On Monday, Harbor will be conducting a firm-wide work from home day to test its off-site facilities. It also turned its distribution off-site day this week into a virtual event using Microsoft Teams.

“Any decisions that we make are around putting safety first and foremost, and anything economic and commercial is secondary to that,” Gleich said. “So we have been ratcheting up our business disaster recovery … and we’ve taken necessary precautions around travel restrictions.”

Halaby added that so far there has been minimal pushback from clients on visiting in person, but that the situation could rapidly change.

“Even just last Thursday feels materially different than today … I think the larger prospects and clients that have more of a global footprint have put their own restrictions in place, and obviously we’re abiding by those,” he said.

What’s concerning is ultimately nobody has the exact playbook … you have to make sure you’re getting good information

In terms of oversight of how all of the firm’s subadvisers are coping, Collins said that as the firm specializes in finding long-term managers, most are not undertaking any trading activity, and that the expectations regulation wise from the SEC and Finra mean continuing to operate in these conditions is a standard part of their planning.

All of Harbor’s subadvisers are subject to legal and compliance assessments annually, in addition to investment due diligence, with regular follow-ups to check on improvements requested.

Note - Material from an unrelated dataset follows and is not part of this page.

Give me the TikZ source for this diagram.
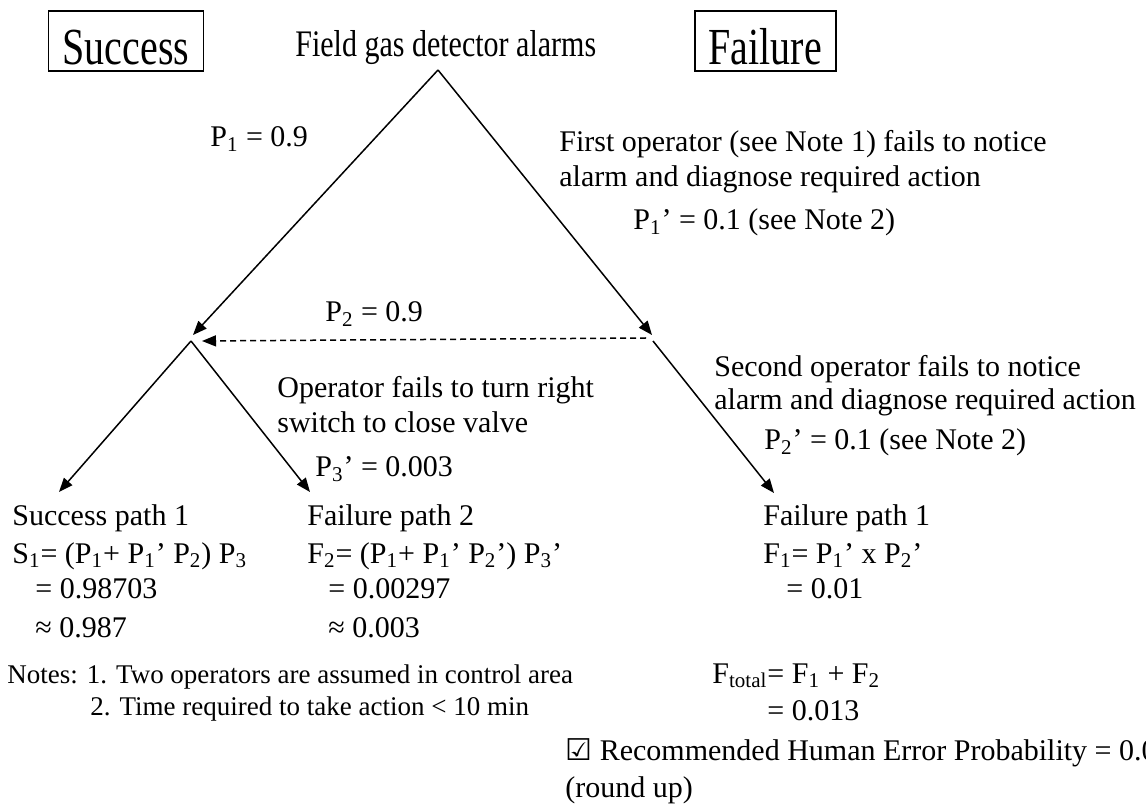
\documentclass[tikz,border=0pt]{standalone}
\usepackage{fontspec}
\setmainfont{Liberation Serif}
\newfontfamily\symbolfont{DejaVu Sans}
\usetikzlibrary{arrows.meta}
\newcommand{\sbs}[1]{\textsubscript{#1}}
\newcommand{\tall}[2]{\scalebox{1}[#1]{#2}}

\begin{document}
\begin{tikzpicture}[x=0.5pt,y=-0.5pt,
    txt/.style={anchor=base west,inner sep=0pt,font=\fontsize{15}{18}\selectfont},
    notetxt/.style={anchor=base west,inner sep=0pt,font=\fontsize{13.5}{16}\selectfont},
    headbox/.style={draw,line width=0.75pt,inner xsep=7pt,inner ysep=0pt,text height=24pt,text depth=0pt,minimum height=30pt,font=\fontsize{20}{24}\selectfont},
    arr/.style={line width=0.75pt,-{Triangle[length=7pt,width=5.5pt]}}]
    \useasboundingbox (0,0) rectangle (1146,807);

    % headers
    \node[headbox] (success) at (126,41) {\tall{1.3}{Success}};
    \node[headbox,anchor=west] (failure) at (694,41) {\tall{1.3}{Failure}};
    \node[txt] (alarm) at (295,57) {\tall{1.25}{Field gas detector alarms}};

    % branch points
    \coordinate (top) at (438,70);
    \coordinate (okend) at (193,335);
    \coordinate (badend) at (652,335);
    \coordinate (okfork) at (191,341);
    \coordinate (badfork) at (653,341);
    \coordinate (dashstart) at (646,338);
    \coordinate (dashend) at (202,341);
    \coordinate (s1end) at (59,492);
    \coordinate (f2end) at (310,492);
    \coordinate (f1end) at (774,493);

    \draw[arr] (top) -- (okend);
    \draw[arr] (top) -- (badend);
    \draw[arr,dash pattern=on 3pt off 2pt] (dashstart) -- (dashend);
    \draw[arr] (okfork) -- (s1end);
    \draw[arr] (okfork) -- (f2end);
    \draw[arr] (badfork) -- (f1end);

    % branch labels
    \node[txt] (p1) at (210,147) {P\sbs{1} = 0.9};
    \node[txt] (first1) at (559,152) {First operator (see Note 1) fails to notice};
    \node[txt] (first2) at (559,187) {alarm and diagnose required action};
    \node[txt] (p1f) at (633,230) {P\sbs{1}’ = 0.1 (see Note 2)};
    \node[txt] (p2) at (325,322) {P\sbs{2} = 0.9};
    \node[txt] (oper1) at (277,398) {Operator fails to turn right};
    \node[txt] (oper2) at (277,433) {switch to close valve};
    \node[txt] (p3f) at (315,477) {P\sbs{3}’ = 0.003};
    \node[txt] (second1) at (714,377) {Second operator fails to notice};
    \node[txt] (second2) at (714,410) {alarm and diagnose required action};
    \node[txt] (p2f) at (764,450) {P\sbs{2}’ = 0.1 (see Note 2)};

    % end states
    \node[txt] (s1a) at (12,525) {Success path 1};
    \node[txt] (s1b) at (12,563) {S\sbs{1}= (P\sbs{1}+ P\sbs{1}’ P\sbs{2}) P\sbs{3}};
    \node[txt] (s1c) at (35,598) {= 0.98703};
    \node[txt] (s1d) at (35,637) {≈ 0.987};
    \node[txt] (f2a) at (307,525) {Failure path 2};
    \node[txt] (f2b) at (307,563) {F\sbs{2}= (P\sbs{1}+ P\sbs{1}’ P\sbs{2}’) P\sbs{3}’};
    \node[txt] (f2c) at (328,598) {= 0.00297};
    \node[txt] (f2d) at (328,637) {≈ 0.003};
    \node[txt] (f1a) at (763,525) {Failure path 1};
    \node[txt] (f1b) at (763,563) {F\sbs{1}= P\sbs{1}’ x P\sbs{2}’};
    \node[txt] (f1c) at (786,598) {= 0.01};

    % totals and notes
    \node[notetxt] (note1) at (7,683) {Notes: 1. Two operators are assumed in control area};
    \node[notetxt] (note2) at (90,715) {2. Time required to take action < 10 min};
    \node[txt] (ftot1) at (712,683) {F\sbs{total}= F\sbs{1} + F\sbs{2}};
    \node[txt] (ftot2) at (767,720) {= 0.013};
    \node[txt] (hep1) at (565,760) {{\symbolfont ☑} Recommended Human Error Probability = 0.013};
    \node[txt] (hep2) at (565,797) {(round up)};
\end{tikzpicture}
\end{document}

“It seems that most people are still trying to digest the news and not necessarily trying to draw conclusions just yet. We’ve been in continuous contact with our subadvisers,” he said, adding that his team has been pulling together information on how strategies have performed versus expectations in this environment, which is being fed to the distribution team to assist in client conversations.

Halaby added that there has not been an unusual volume of client inquiries about Harbor’s strategies.

“The half-life of useful information is incredibly short. We don’t see a quick resolution. We expect heightened volatility in the markets for probably the next three, maybe even six months,” Gleich said. “What’s concerning is ultimately nobody has the exact playbook … you have to make sure you’re getting good information.”